Michael Anton—Most widely known for writing (under a pseudonym) the unhinged “Flight 93” essay that made a furiously indignant case for supporting Donald Trump in the 2016 election, Anton has moved further and further right since his stint working on the National Security Council during the Trump administration. Before the 2020 election, he wrote an essay predicting a coup from the left if Biden didn’t win; while votes were still being counted, he doubled down on the allegation; a year and a half after Trump (rather than the Democrats) actually attempted a coup, Anton denounced “the regime’s failing January 6 lie.” Anton has also personally contributed to moving the Overton Window ever-further to the right by engaging with numerous extremist figures on various podcasts. Despite all of this, or maybe because of it, expect Anton to be offered and accept a top job in any Trump administration of the future.

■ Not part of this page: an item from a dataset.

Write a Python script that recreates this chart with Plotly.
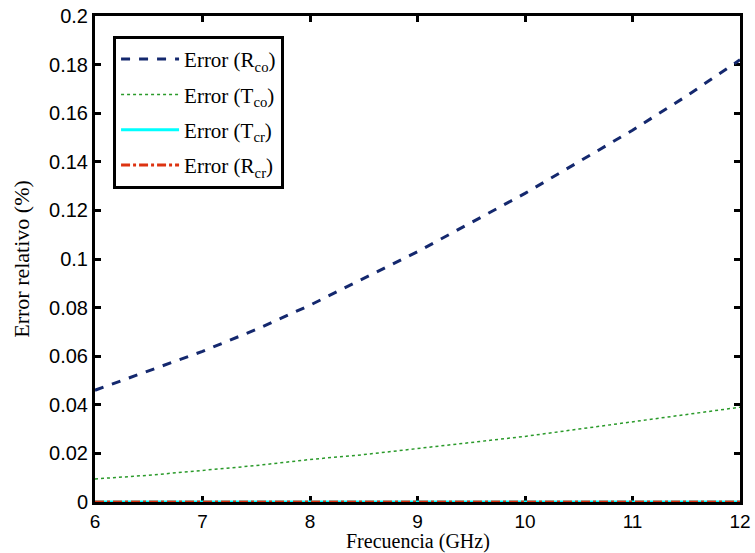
import plotly.graph_objects as go

freq = [6, 6.5, 7, 7.5, 8, 8.5, 9, 9.5, 10, 10.5, 11, 11.5, 12]
err_rco = [0.046, 0.054, 0.062, 0.071, 0.081, 0.092, 0.103, 0.115, 0.127, 0.140, 0.153, 0.167, 0.182]
err_tco = [0.0095, 0.011, 0.013, 0.015, 0.0175, 0.0195, 0.022, 0.0245, 0.027, 0.030, 0.033, 0.036, 0.039]
err_tcr = [0.0] * 13
err_rcr = [0.0] * 13

names = ["Error (R<sub>co</sub>)", "Error (T<sub>co</sub>)", "Error (T<sub>cr</sub>)", "Error (R<sub>cr</sub>)"]

fig = go.Figure()
fig.add_trace(go.Scatter(x=freq, y=err_rco, mode="lines", name=names[0], legendgroup="a",
                         line=dict(color="#14286e", width=3, dash="dash")))
fig.add_trace(go.Scatter(x=freq, y=err_tco, mode="lines", name=names[1], legendgroup="b",
                         line=dict(color="#2a9a2a", width=1.5, dash="dot")))
fig.add_trace(go.Scatter(x=freq, y=err_tcr, mode="lines", name=names[2], legendgroup="c",
                         line=dict(color="#00ffff", width=3, dash="solid")))
fig.add_trace(go.Scatter(x=freq, y=err_rcr, mode="lines", name=names[3], legendgroup="d",
                         line=dict(color="#dd3311", width=3, dash="dashdot")))

axis_common = dict(showline=True, linecolor="black", linewidth=3, mirror="ticks",
                   ticks="inside", ticklen=6, tickwidth=3, tickcolor="black",
                   showgrid=False, zeroline=False, layer="below traces", automargin=False)

fig.update_layout(
    width=755, height=553,
    margin=dict(l=95, r=15, t=16, b=51),
    paper_bgcolor="white", plot_bgcolor="white",
    xaxis=dict(range=[6, 12], tickvals=[6, 7, 8, 9, 10, 11, 12],
               tickfont=dict(family="Liberation Sans", size=19, color="black"),
               **axis_common),
    yaxis=dict(range=[0, 0.2], tickvals=[0, 0.02, 0.04, 0.06, 0.08, 0.1, 0.12, 0.14, 0.16, 0.18, 0.2],
               ticktext=["0", "0.02", "0.04", "0.06", "0.08", "0.1", "0.12", "0.14", "0.16", "0.18", "0.2"],
               tickfont=dict(family="Liberation Sans", size=20, color="black"),
               title=dict(text="Error relativo (%)", standoff=14,
                          font=dict(family="Liberation Serif", size=22, color="black")),
               **axis_common),
    legend=dict(x=0.028, y=0.959, xanchor="left", yanchor="top",
                bgcolor="white", bordercolor="black", borderwidth=3,
                font=dict(family="Liberation Serif", size=21, color="black"),
                tracegroupgap=5, itemwidth=58),
    showlegend=True,
    annotations=[dict(text="Frecuencia (GHz)", x=0.5, y=0, xref="paper", yref="paper",
                      xanchor="center", yanchor="top", yshift=-27, showarrow=False, borderpad=0,
                      font=dict(family="Liberation Serif", size=20, color="black"))],
)

fig.write_html("out.html")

Curtis Yarvin—Among the most extreme figures to be invited onto Anton’s Claremont Institute podcast for a respectful and lengthy (2-hour) conversation is Yarvin, a close friend and confidante of Thiel who has also paid a visit to Tucker Carlson’s daytime streaming talk show. Yarvin calls himself a “monarchist,” but anyone inclined to give him the benefit of the doubt over this terminology would be well-advised to listen to his conversation with Anton, from which I extensively quote here. What Yarvin pines for is the institution of a tyranny in the United States led by Trump or a Trump-like figure, with technology enabling him to rally the masses to his side and against all the forces of the establishment that would oppose him.
If that isn’t an American form of fascism, I don’t know what would be.
These figures would almost certainly deny that they’re actual fascists, and there’s nothing I could do to prove them wrong. As I said, hardly anyone uses that self-descriptor—and anyway, fascism has always been, in part, a catch-all term for a bundle of often contradictory impulses on the anti-liberal and anti-democratic far right. If you loathe your political opponents and think permitting them to win will fatally damage the country; if you are, at most, conditionally attached to democratic norms (affirming them only in the case of your own victory); if you believe in the reality and importance of affirming strict hierarchies; if you feel contempt for institutional restraints that stand in the way of wielding much more power than liberal democracy typically permits—if this is your preferred political stance, you are probably a fascist. Whether or not you call yourself one.